China says its Panchen Lama visited Thailand in May

China says its Panchen Lama visited Thailand in May

A member of the Tibetan Youth Congress poses for a photograph before embarking on a motorcycle rally to create awareness about the Panchen Lama in Dharmsala, India,  April 23, 2019. Panchen Gendhun Choekyi Nyima, an important religious leader second only to the Dalai Lama in the Tibetan Buddhist hierarchy, has not been seen since he was six, allegedly abducted by the Chinese authorities. China on Tuesday said its officially endorsed Panchen Lama, Gyaltsen Norbu, visited Thailand in May. (AP photo)
A member of the Tibetan Youth Congress poses for a photograph before embarking on a motorcycle rally to create awareness about the Panchen Lama in Dharmsala, India, April 23, 2019. Panchen Gendhun Choekyi Nyima, an important religious leader second only to the Dalai Lama in the Tibetan Buddhist hierarchy, has not been seen since he was six, allegedly abducted by the Chinese authorities. China on Tuesday said its officially endorsed Panchen Lama, Gyaltsen Norbu, visited Thailand in May. (AP photo)

BEIJING: A youth appointed by China as the second-highest figure in Tibetan Buddhism but reviled as a fake by many Tibetans made his first trip outside the country last month, attending events in Thailand, Chinese state media reported.

Although officially atheist, China selected Gyaltsen Norbu as the 11th Panchen Lama in 1995 in a drive to win the hearts and minds of Tibetans.

Tibet's current spiritual leader, the Dalai Lama, whom Beijing brands a dangerous separatist, had announced his own choice of a six-year-old boy, but he was taken away by authorities and has since vanished from public view.

In a brief report late on Monday, the official China News Service said that China's Panchen Lama had arrived in Thailand in the middle of May, the first time he had ever left China.

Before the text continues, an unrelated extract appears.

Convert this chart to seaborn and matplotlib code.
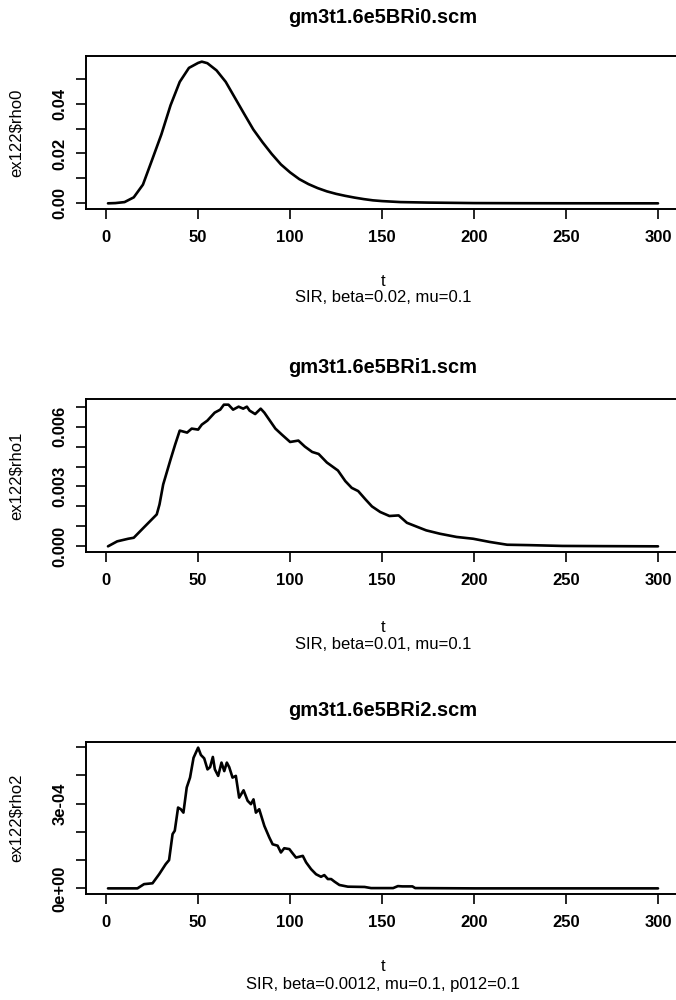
import numpy as np
import pandas as pd
import matplotlib
matplotlib.use("Agg")
import matplotlib.pyplot as plt
import matplotlib.ticker as mticker
from matplotlib.transforms import ScaledTranslation
import seaborn as sns

# ---------------- data ----------------
titles = ["gm3t1.6e5BRi0.scm", "gm3t1.6e5BRi1.scm", "gm3t1.6e5BRi2.scm"]
ylabels = ["ex122$rho0", "ex122$rho1", "ex122$rho2"]
xlabel = "t"
subtitles = ["SIR, beta=0.02, mu=0.1",
             "SIR, beta=0.01, mu=0.1",
             "SIR, beta=0.0012, mu=0.1, p012=0.1"]

xticks = [0, 50, 100, 150, 200, 250, 300]

t0 = [1, 5, 10, 15, 20, 25, 30, 35, 40, 45, 50, 52, 55, 60, 65, 70, 75, 80,
      85, 90, 95, 100, 105, 110, 115, 120, 125, 130, 135, 140, 145, 150, 160,
      175, 200, 225, 250, 275, 300]
rho0 = [0.0, 0.0001, 0.0005, 0.0024, 0.0075, 0.0175, 0.0276, 0.0393, 0.0487,
        0.0543, 0.0563, 0.0568, 0.0562, 0.0533, 0.0487, 0.0423, 0.0359, 0.0296,
        0.0245, 0.0198, 0.0156, 0.0124, 0.0097, 0.0077, 0.0061, 0.0048, 0.0038,
        0.0030, 0.0023, 0.0017, 0.0012, 0.0009, 0.0005, 0.0003, 0.0001,
        0.00005, 0.00002, 0.00001, 0.0]

t1 = [1, 6, 12, 15, 20, 27.5, 29, 31, 35, 37.5, 40, 42, 44, 46.5, 50, 52, 55,
      59, 62, 64, 66.5, 69, 72, 74.5, 76.5, 78, 81, 84, 86, 89, 92, 95.5, 100,
      104.5, 108, 112, 115.5, 120, 126, 130, 133.5, 137, 141, 144.5, 149, 154,
      159, 163.5, 169, 174, 181.5, 190.5, 199.5, 208.5, 218, 230, 248, 270, 300]
rho1 = [0.0, 0.00025, 0.00038, 0.00043, 0.0009, 0.0016, 0.0021, 0.0031,
        0.00435, 0.0051, 0.0058, 0.00575, 0.0057, 0.0059, 0.00585, 0.0061,
        0.0063, 0.0067, 0.00685, 0.0071, 0.0071, 0.00685, 0.0070, 0.0069,
        0.0070, 0.0068, 0.00663, 0.0069, 0.0067, 0.0063, 0.0059, 0.0056,
        0.00523, 0.0053, 0.0050, 0.00473, 0.00463, 0.0042, 0.0038, 0.00327,
        0.00293, 0.00277, 0.00235, 0.0020, 0.00172, 0.00152, 0.00155, 0.00118,
        0.00098, 0.0008, 0.00063, 0.00047, 0.00038, 0.00022, 0.00008, 0.00006,
        0.00002, 0.00001, 0.0]

t2 = [1, 17, 20.6, 25.2, 28.8, 32.4, 34.2, 36.1, 37.3, 39.1, 40.6, 42, 43.8,
      45.6, 47.5, 50, 51.5, 53.3, 55.1, 56.5, 58, 59.1, 60.9, 62.7, 64.2, 65.6,
      66.9, 68.7, 70.5, 72.3, 74.7, 76.9, 78.7, 80.1, 81.4, 83.2, 86, 88.7,
      90.5, 93.2, 95, 96.8, 99.6, 101, 103.2, 106.9, 108.7, 111.4, 114.1,
      116.8, 118.6, 120.5, 122.3, 124.1, 126.8, 131.4, 140.5, 144, 156, 158.6,
      161, 166.5, 168, 200, 250, 300]
rho2 = [0.0, 0.0, 0.15e-4, 0.18e-4, 0.5e-4, 0.86e-4, 1.0e-4, 1.92e-4, 2.04e-4,
        2.86e-4, 2.8e-4, 2.68e-4, 3.57e-4, 3.92e-4, 4.62e-4, 4.98e-4, 4.72e-4,
        4.6e-4, 4.21e-4, 4.29e-4, 4.65e-4, 4.21e-4, 3.98e-4, 4.45e-4, 4.15e-4,
        4.45e-4, 4.29e-4, 3.92e-4, 3.98e-4, 3.21e-4, 3.47e-4, 3.1e-4, 2.98e-4,
        3.15e-4, 2.68e-4, 2.8e-4, 2.21e-4, 1.8e-4, 1.56e-4, 1.51e-4, 1.27e-4,
        1.42e-4, 1.39e-4, 1.27e-4, 1.09e-4, 1.15e-4, 0.92e-4, 0.68e-4, 0.5e-4,
        0.41e-4, 0.47e-4, 0.33e-4, 0.33e-4, 0.24e-4, 0.12e-4, 0.06e-4, 0.05e-4,
        0.01e-4, 0.01e-4, 0.08e-4, 0.07e-4, 0.07e-4, 0.01e-4, 0.0, 0.0, 0.0]

yticks = [[0.0, 0.01, 0.02, 0.03, 0.04, 0.05],
          [0.0, 0.001, 0.002, 0.003, 0.004, 0.005, 0.006, 0.007],
          [0.0, 1e-4, 2e-4, 3e-4, 4e-4, 5e-4]]
ytick_labels = [["0.00", "", "0.02", "", "0.04", ""],
                ["0.000", "", "", "0.003", "", "", "0.006", ""],
                ["0e+00", "", "", "3e-04", "", ""]]

series = [(t0, rho0), (t1, rho1), (t2, rho2)]

# ---------------- style ----------------
sns.set_theme(style="ticks")
plt.rcParams["font.family"] = ["Liberation Sans", "DejaVu Sans"]
plt.rcParams["axes.linewidth"] = 1.4

W, H = 676, 1000
fig = plt.figure(figsize=(W / 100, H / 100), dpi=100)

# axes boxes in pixels (top, bottom); left/right shared
boxes = [(56, 209), (399, 552), (742, 894)]
left_px, right_px = 86, 680
# text offsets in pixels: title above top, xlabel and subtitle below bottom
title_off = [33, 26, 26]
xlab_off = [77, 80, 77]
sub_off = [93, 97, 95]

for i, ((top, bot), (tt, rr)) in enumerate(zip(boxes, series)):
    ax = fig.add_axes([left_px / W, 1 - bot / H, (right_px - left_px) / W,
                       (bot - top) / H])
    df = pd.DataFrame({"t": tt, "rho": rr})
    sns.lineplot(data=df, x="t", y="rho", ax=ax, color="black", linewidth=1.9)

    # R style 4% padding
    xr = max(tt) - min(tt)
    ax.set_xlim(min(tt) - 0.04 * xr, max(tt) + 0.04 * xr)
    yr = max(rr) - min(rr)
    ax.set_ylim(min(rr) - 0.04 * yr, max(rr) + 0.04 * yr)

    ax.xaxis.set_major_locator(mticker.FixedLocator(xticks))
    ax.xaxis.set_major_formatter(mticker.FixedFormatter([str(v) for v in xticks]))
    ax.yaxis.set_major_locator(mticker.FixedLocator(yticks[i]))
    ax.yaxis.set_major_formatter(mticker.FixedFormatter(ytick_labels[i]))

    for s in ax.spines.values():
        s.set_visible(True)
        s.set_color("black")
        s.set_linewidth(1.4)

    ax.tick_params(axis="both", direction="out", length=7.2, width=1.2,
                   colors="black", labelsize=12)
    ax.tick_params(axis="x", pad=8)
    ax.tick_params(axis="y", pad=6, labelrotation=90)
    for lab in ax.get_yticklabels():
        lab.set_va("center")
        lab.set_fontweight("bold")
    for lab in ax.get_xticklabels():
        lab.set_fontweight("bold")

    ax.set_xlabel("")
    ax.set_ylabel(ylabels[i], fontsize=12, va="center", color="black")
    ax.yaxis.set_label_coords(-(left_px - 16) / (right_px - left_px), 0.5)

    def off(dy):
        return ax.transAxes + ScaledTranslation(0, dy / 100, fig.dpi_scale_trans)

    ax.text(0.5, 1, titles[i], transform=off(title_off[i]), ha="center",
            va="baseline", fontsize=14.4, fontweight="bold", color="black")
    ax.text(0.5, 0, xlabel, transform=off(-xlab_off[i]), ha="center",
            va="baseline", fontsize=12, color="black")
    ax.text(0.5, 0, subtitles[i], transform=off(-sub_off[i]), ha="center",
            va="baseline", fontsize=12, color="black")

fig.savefig("out.png", dpi=100, facecolor="white")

On his trip, which has not been reported before, he gave a speech at a Buddhist university in Bangkok and attended other Buddhist events and religious exchanges.

The visit made him even more aware of the "greatness of the motherland and the Chinese Communist Party", he told the Chinese News Service.

"We thank the Chinese Communist Party for leading the Chinese people to stand up and become rich and strong."

China has gradually exposed its Panchen Lama in public roles in the hope he will achieve the respect commanded by the Dalai Lama among Tibetans and globally. He made his first trip outside mainland China in 2012, when he visited Hong Kong.

Chinese troops marched into Tibet in 1950. China routinely rejects criticism of its rule there, saying it has brought much-needed development to a remote region and that it respects Tibet's culture and religion.

After the Dalai Lama fled to India in 1959, the 10th Panchen Lama stayed on and was initially seen as a collaborator. It later emerged that his criticism of Beijing had earned him more than a decade spent either in prison or under house arrest.

Freed in 1977, he was politically rehabilitated the following year and died in 1989.

April this year marked the 30th birthday of the boy appointed by the Dalai Lama as the Panchen Lama. China has said he is living a "normal life" and does not want to be disturbed.